* _WRITTEN REQUEST_
What are the lines from the one with "Reproduce this chart with Plotly." through the one with "import pandas as pd", inclusive? Output them exactly, and leave out the pictures.

* _EXTRACTED MATERIAL_
* BEGIN *
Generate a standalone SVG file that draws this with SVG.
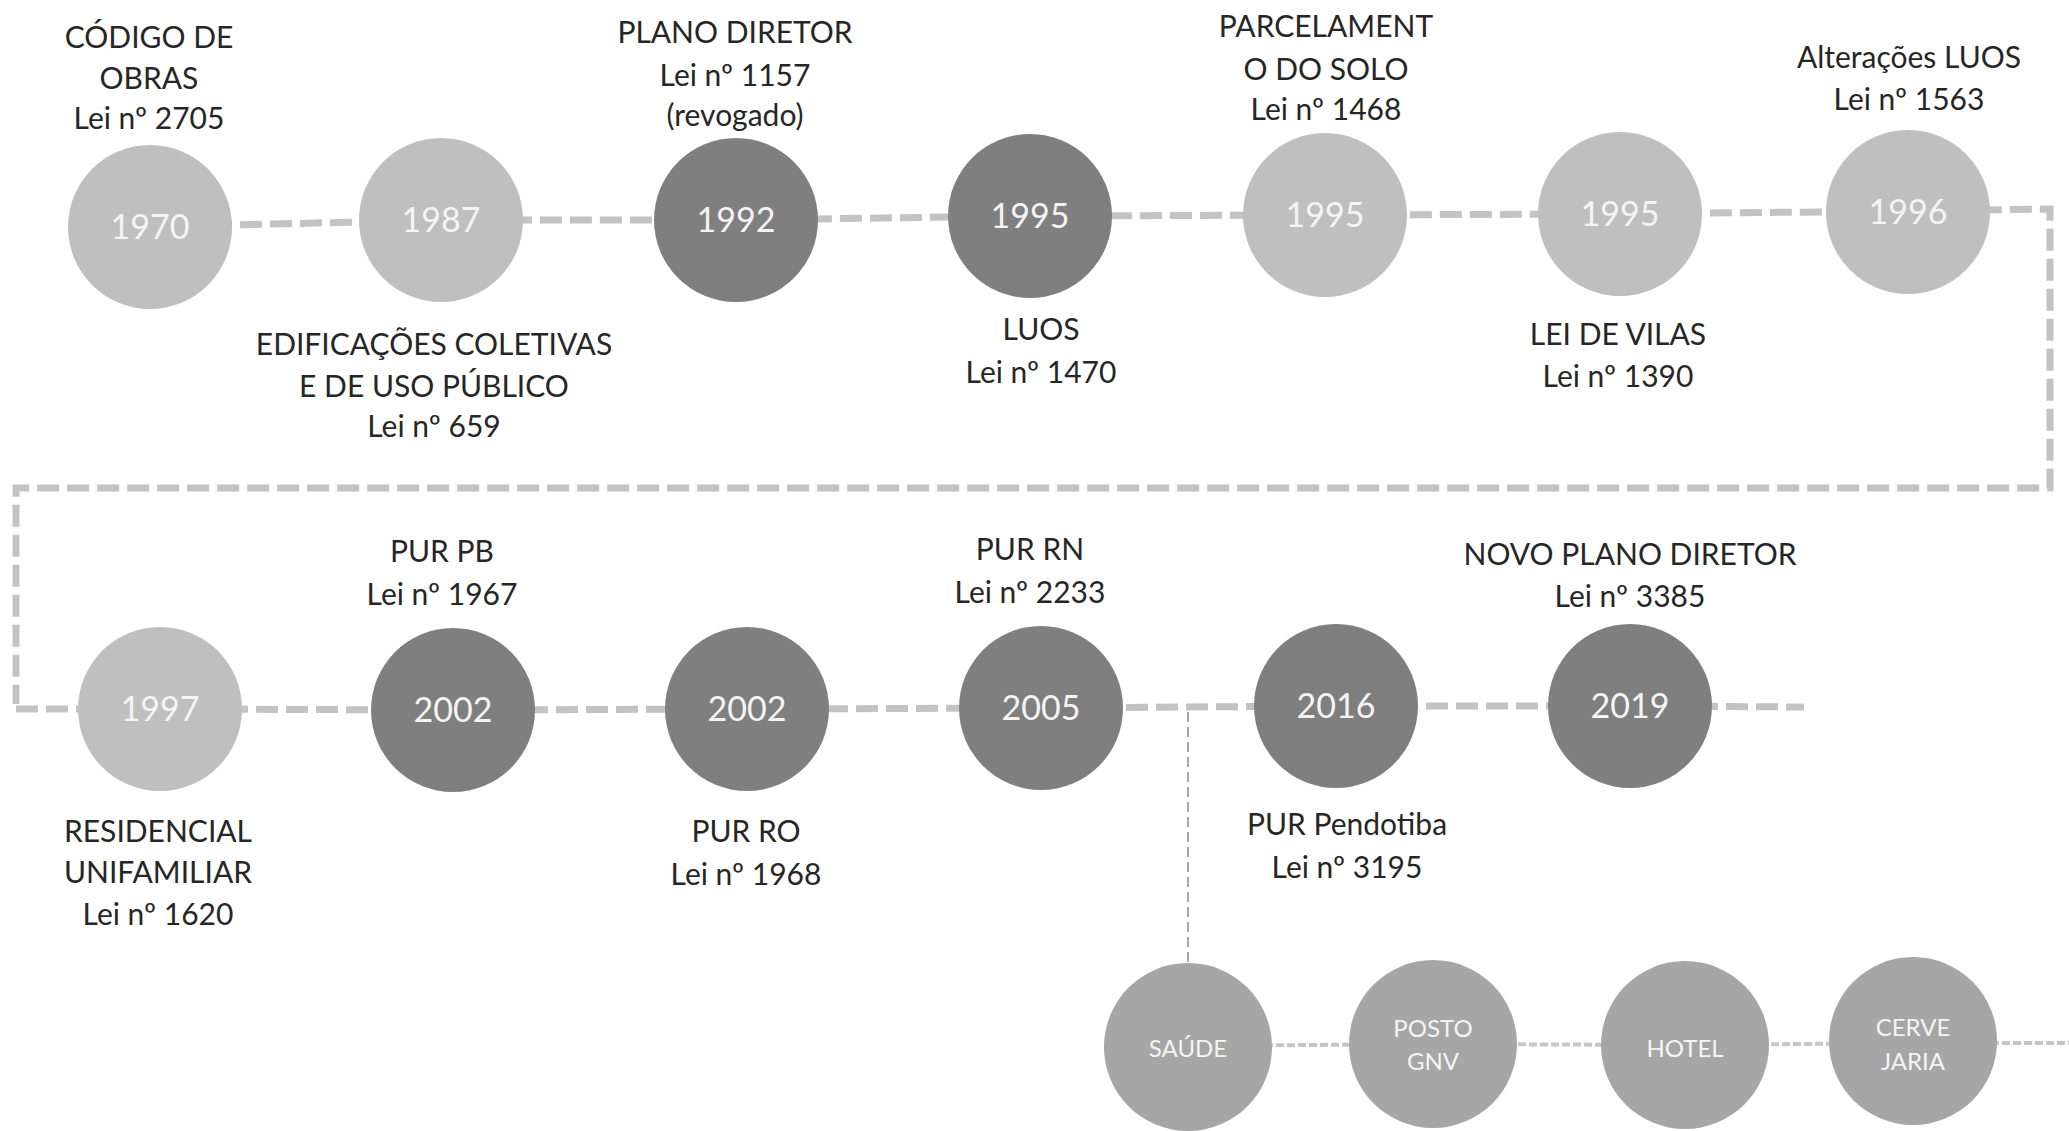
<svg xmlns="http://www.w3.org/2000/svg" width="2069" height="1131" viewBox="0 0 2069 1131">
<style>
.bg{fill:#ffffff}
.light{fill:#bfbfbf}
.dark{fill:#7f7f7f}
.mid{fill:#a6a6a6}
.yr{font-family:Lato,"Open Sans","Liberation Sans",sans-serif;font-size:34px;fill:#f4f4f4;text-anchor:middle}
.sm{font-family:Lato,"Open Sans","Liberation Sans",sans-serif;font-size:24px;fill:#f4f4f4;text-anchor:middle}
.lb{font-family:Lato,"Open Sans","Liberation Sans",sans-serif;font-size:30px;fill:#262626;text-anchor:middle}
.thick{fill:none;stroke:#c3c3c3;stroke-width:7;stroke-dasharray:22 8}
.thin{fill:none;stroke:#a8a8a8;stroke-width:2;stroke-dasharray:10 5}
.thinh{fill:none;stroke:#c6c6c6;stroke-width:4;stroke-dasharray:8 3}
</style>
<rect class="bg" x="0" y="0" width="2069" height="1131"/>
<g id="connectors">
<polyline class="thick" points="150,227 441,220 735,220 1030,216 1325,215 1620,214 1908,211 2050,209 2050,488 16,488 16,704"/>
<polyline class="thick" points="16,709 160,709 453,710 747,709 1041,708 1336,706 1630,706 1804,707"/>
<line class="thin" x1="1188" y1="712" x2="1188" y2="965"/>
<polyline class="thinh" points="1188,1046 1433,1044 1685,1045 1913,1043 2069,1043"/>
</g>
<g id="n1970"><circle class="light" cx="150" cy="227" r="82"/><text class="yr" x="150" y="239">1970</text>
<text class="lb" x="149" y="48">CÓDIGO DE</text><text class="lb" x="149" y="89">OBRAS</text><text class="lb" x="149" y="129">Lei nº 2705</text></g>
<g id="n1987"><circle class="light" cx="441" cy="220" r="82"/><text class="yr" x="441" y="232">1987</text>
<text class="lb" x="434" y="355">EDIFICAÇÕES COLETIVAS</text><text class="lb" x="434" y="397">E DE USO PÚBLICO</text><text class="lb" x="434" y="437">Lei nº 659</text></g>
<g id="n1992"><circle class="dark" cx="736" cy="220" r="82"/><text class="yr" x="736" y="232">1992</text>
<text class="lb" x="735" y="43">PLANO DIRETOR</text><text class="lb" x="735" y="86">Lei nº 1157</text><text class="lb" x="735" y="126">(revogado)</text></g>
<g id="n1995a"><circle class="dark" cx="1030" cy="216" r="82"/><text class="yr" x="1030" y="228">1995</text>
<text class="lb" x="1041" y="340">LUOS</text><text class="lb" x="1041" y="383">Lei nº 1470</text></g>
<g id="n1995b"><circle class="light" cx="1325" cy="215" r="82"/><text class="yr" x="1325" y="227">1995</text>
<text class="lb" x="1326" y="37">PARCELAMENT</text><text class="lb" x="1326" y="80">O DO SOLO</text><text class="lb" x="1326" y="120">Lei nº 1468</text></g>
<g id="n1995c"><circle class="light" cx="1620" cy="214" r="82"/><text class="yr" x="1620" y="226">1995</text>
<text class="lb" x="1618" y="345">LEI DE VILAS</text><text class="lb" x="1618" y="387">Lei nº 1390</text></g>
<g id="n1996"><circle class="light" cx="1908" cy="212" r="82"/><text class="yr" x="1908" y="224">1996</text>
<text class="lb" x="1909" y="68">Alterações LUOS</text><text class="lb" x="1909" y="110">Lei nº 1563</text></g>
<g id="n1997"><circle class="light" cx="160" cy="709" r="82"/><text class="yr" x="160" y="721">1997</text>
<text class="lb" x="158" y="842">RESIDENCIAL</text><text class="lb" x="158" y="883">UNIFAMILIAR</text><text class="lb" x="158" y="925">Lei nº 1620</text></g>
<g id="n2002a"><circle class="dark" cx="453" cy="710" r="82"/><text class="yr" x="453" y="722">2002</text>
<text class="lb" x="442" y="562">PUR PB</text><text class="lb" x="442" y="605">Lei nº 1967</text></g>
<g id="n2002b"><circle class="dark" cx="747" cy="709" r="82"/><text class="yr" x="747" y="721">2002</text>
<text class="lb" x="746" y="842">PUR RO</text><text class="lb" x="746" y="885">Lei nº 1968</text></g>
<g id="n2005"><circle class="dark" cx="1041" cy="708" r="82"/><text class="yr" x="1041" y="720">2005</text>
<text class="lb" x="1030" y="560">PUR RN</text><text class="lb" x="1030" y="603">Lei nº 2233</text></g>
<g id="n2016"><circle class="dark" cx="1336" cy="706" r="82"/><text class="yr" x="1336" y="718">2016</text>
<text class="lb" x="1347" y="835">PUR Pendotiba</text><text class="lb" x="1347" y="878">Lei nº 3195</text></g>
<g id="n2019"><circle class="dark" cx="1630" cy="706" r="82"/><text class="yr" x="1630" y="718">2019</text>
<text class="lb" x="1630" y="565">NOVO PLANO DIRETOR</text><text class="lb" x="1630" y="607">Lei nº 3385</text></g>
<g id="nSaude"><circle class="mid" cx="1188" cy="1047" r="84"/><text class="sm" x="1188" y="1057">SAÚDE</text></g>
<g id="nPosto"><circle class="mid" cx="1433" cy="1044" r="84"/><text class="sm" x="1433" y="1037">POSTO</text><text class="sm" x="1433" y="1070">GNV</text></g>
<g id="nHotel"><circle class="mid" cx="1685" cy="1045" r="84"/><text class="sm" x="1685" y="1057">HOTEL</text></g>
<g id="nCerve"><circle class="mid" cx="1913" cy="1041" r="84"/><text class="sm" x="1913" y="1036">CERVE</text><text class="sm" x="1913" y="1070">JARIA</text></g>
</svg>
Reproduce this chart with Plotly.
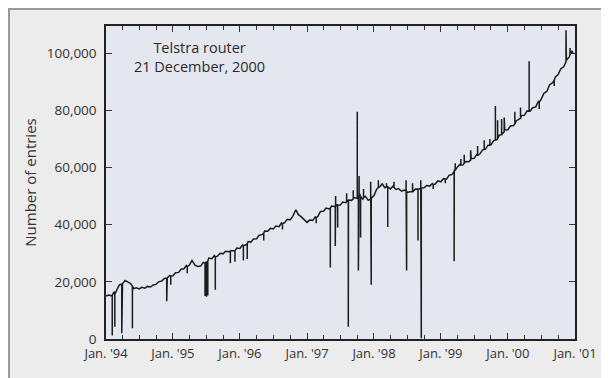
import plotly.graph_objects as go
import pandas as pd

# Baseline: semi-monthly readings (1st and 15th of each month)
base_1994 = [15000, 15400, 15100, 16600, 17200, 18900, 19300, 20500, 19800, 19400, 17600, 17900,
             17500, 18100, 17800, 18400, 18200, 18900, 19100, 20000, 20300, 21200, 21400, 22200]
base_1995 = [22100, 23200, 23300, 24500, 24500, 25700, 25900, 27500, 25800, 25400, 25500, 26800,
             26900, 28300, 28100, 29200, 29000, 30000, 29800, 30700, 30500, 30900, 30700, 31800]
base_1996 = [31700, 32900, 32900, 34100, 33900, 35000, 35100, 36300, 36500, 37800, 37700, 38700,
             38500, 39500, 39300, 40600, 40700, 41900, 41700, 42900, 45200, 43500, 42700, 41800]
base_1997 = [40800, 41600, 41500, 42700, 42900, 44600, 44700, 45800, 45500, 46500, 46100, 47100,
             46900, 47900, 47700, 48600, 48500, 49500, 49200, 50800, 48900, 49900, 48500, 49500]
base_1998 = [50200, 52300, 53200, 54300, 52900, 53300, 52500, 53500, 52300, 52600, 51700, 52100,
             51200, 51500, 51500, 52500, 52300, 53200, 52900, 53700, 53500, 54400, 54200, 55300]
base_1999 = [55000, 56100, 55900, 57300, 57500, 59300, 60200, 61100, 60900, 62100, 62000, 63100,
             63200, 64500, 64700, 66100, 66400, 67800, 67900, 69300, 69700, 71300, 71700, 73100]
base_2000 = [73200, 74500, 74700, 76300, 76700, 78100, 78300, 79800, 79700, 80900, 81200, 83100,
             83900, 85900, 86700, 88900, 89700, 91600, 92500, 94500, 95300, 97500, 98700, 100800]
last_date = "2000-12-21"
last_value = 100000

# Spikes: date, level before the spike, spike value
spike_dates = ["1994-02-04", "1994-02-18", "1994-03-28", "1994-05-25", "1994-11-28", "1994-12-20",
               "1995-03-20", "1995-06-25", "1995-07-03", "1995-07-10", "1995-08-20", "1995-11-10",
               "1995-12-05", "1996-01-20", "1996-02-10", "1996-05-10", "1996-08-20",
               "1997-02-20", "1997-05-08", "1997-06-04", "1997-06-06", "1997-06-17", "1997-08-05",
               "1997-08-14", "1997-09-10", "1997-10-02", "1997-10-08", "1997-10-12", "1997-10-20",
               "1997-11-05", "1997-12-14", "1997-12-17",
               "1998-01-25", "1998-03-10", "1998-03-17", "1998-04-20", "1998-06-25", "1998-06-28",
               "1998-07-30", "1998-08-29", "1998-09-13", "1998-09-16", "1998-11-20",
               "1999-01-25", "1999-03-14", "1999-03-20", "1999-04-20", "1999-05-08", "1999-06-12",
               "1999-07-20", "1999-08-25", "1999-09-25", "1999-10-25", "1999-11-06", "1999-11-28",
               "1999-12-12",
               "2000-02-08", "2000-03-10", "2000-04-26", "2000-06-20", "2000-09-10", "2000-11-13",
               "2000-12-05"]
spike_base = [15300, 15600, 19200, 18500, 21300, 22000,
              25300, 26500, 26800, 27200, 28700, 30800,
              30900, 32700, 33300, 37000, 40300,
              42500, 45800, 46300, 46300, 46800, 48200,
              48400, 49000, 49500, 50200, 50300, 49800,
              49500, 49000, 49200,
              53000, 53200, 53200, 53000, 51800, 51800,
              51500, 52400, 52800, 52800, 54000,
              56000, 58500, 59000, 60800, 61500, 62600,
              64200, 66300, 67800, 69600, 70000, 71500,
              72500,
              75200, 77200, 79700, 82800, 90500, 97000,
              99500]
spike_values = [1200, 4300, 2000, 3800, 13200, 19000,
                23000, 15000, 14800, 15200, 17200, 26500,
                27000, 27500, 28000, 34500, 38300,
                40500, 25000, 32500, 50000, 39000, 51000,
                4300, 52000, 79500, 24000, 57000, 35500,
                52500, 55000, 19000,
                55500, 54500, 39200, 55000, 55500, 24000,
                54500, 34500, 55500, 300, 52500,
                54500, 27200, 61500, 63000, 64500, 66000,
                67500, 69500, 70000, 81500, 76500, 77000,
                77500,
                79500, 81000, 97200, 80500, 88500, 108000,
                101800]

tick_vals = ["1994-01-01", "1995-01-01", "1996-01-01", "1997-01-01",
             "1998-01-01", "1999-01-01", "2000-01-01", "2001-01-01"]
tick_text = ["Jan. '94", "Jan. '95", "Jan. '96", "Jan. '97",
             "Jan. '98", "Jan. '99", "Jan. '00", "Jan. '01"]
y_tick_vals = [0, 20000, 40000, 60000, 80000, 100000]
y_tick_text = ["0", "20,000", "40,000", "60,000", "80,000", "100,000"]

# Assemble one series; each spike is a vertical excursion at a single date
years = [1994, 1995, 1996, 1997, 1998, 1999, 2000]
bases = [base_1994, base_1995, base_1996, base_1997, base_1998, base_1999, base_2000]
rows = []
for yr, b in zip(years, bases):
    for i, v in enumerate(b):
        rows.append((pd.Timestamp(yr, i // 2 + 1, 1 if i % 2 == 0 else 15), 0, v))
rows.append((pd.Timestamp(last_date), 0, last_value))
for d, lo, hi in zip(spike_dates, spike_base, spike_values):
    t = pd.Timestamp(d)
    rows += [(t, 0, lo), (t, 1, hi), (t, 2, lo)]
df = pd.DataFrame(rows, columns=["date", "order", "value"]).sort_values(["date", "order"])

fig = go.Figure()
fig.add_trace(go.Scatter(x=df["date"], y=df["value"], mode="lines",
                         line=dict(color="#1c1c1c", width=1.5), showlegend=False))

font_family = "Open Sans, Noto Sans, sans-serif"
# page has an 8px body margin; figure sized to fill the rest of the window
W, H = 601, 370
L, R, T, B = 98, 34, 18, 39
pw, ph = W - L - R, H - T - B

fig.update_layout(
    width=W, height=H,
    margin=dict(l=L, r=R, t=T, b=B, autoexpand=False),
    paper_bgcolor="#ececec",
    plot_bgcolor="#e5e7f0",
    font=dict(family=font_family, color="#333333", size=13),
    xaxis=dict(
        type="date", range=["1994-01-01", "2001-01-01"], automargin=False,
        tickvals=tick_vals, ticktext=tick_text,
        ticks="inside", ticklen=6, tickwidth=1, tickcolor="#333",
        showline=True, linecolor="#222", linewidth=1.5, mirror="allticks",
        showgrid=False, zeroline=False,
        tickfont=dict(size=13, color="#333"), ticklabelstandoff=2,
        minor=dict(dtick="M3", tick0="1994-01-01", ticks="inside", ticklen=4,
                   tickcolor="#333", showgrid=False),
    ),
    yaxis=dict(
        range=[0, 109500], automargin=False,
        tickvals=y_tick_vals, ticktext=y_tick_text,
        ticks="inside", ticklen=6, tickwidth=1, tickcolor="#333",
        showline=True, linecolor="#222", linewidth=1.5, mirror="allticks",
        showgrid=False, zeroline=False,
        tickfont=dict(size=13.5, color="#333"), ticklabelstandoff=5,
        title=dict(text="Number of entries", font=dict(size=15, color="#333"), standoff=6),
    ),
    annotations=[
        dict(text="Telstra router<br>21 December, 2000", xref="paper", yref="paper",
             x=(191 - L) / pw, y=(H - B - 49) / ph, xanchor="center", yanchor="middle",
             showarrow=False, align="center",
             font=dict(size=14.5, color="#2a2a2a", family=font_family)),
    ],
    shapes=[
        dict(type="line", xref="paper", yref="paper",
             x0=(0 - L) / pw, x1=(W - L) / pw, y0=(H - B - 1) / ph, y1=(H - B - 1) / ph,
             line=dict(color="#9a9a9a", width=2), layer="below"),
        dict(type="line", xref="paper", yref="paper",
             x0=(1 - L) / pw, x1=(1 - L) / pw, y0=(H - B) / ph, y1=(-B) / ph,
             line=dict(color="#9a9a9a", width=2), layer="below"),
    ],
)

fig.write_html("out.html")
* END *
* _FULL SOLUTION_
Reproduce this chart with Plotly.
import plotly.graph_objects as go
import pandas as pd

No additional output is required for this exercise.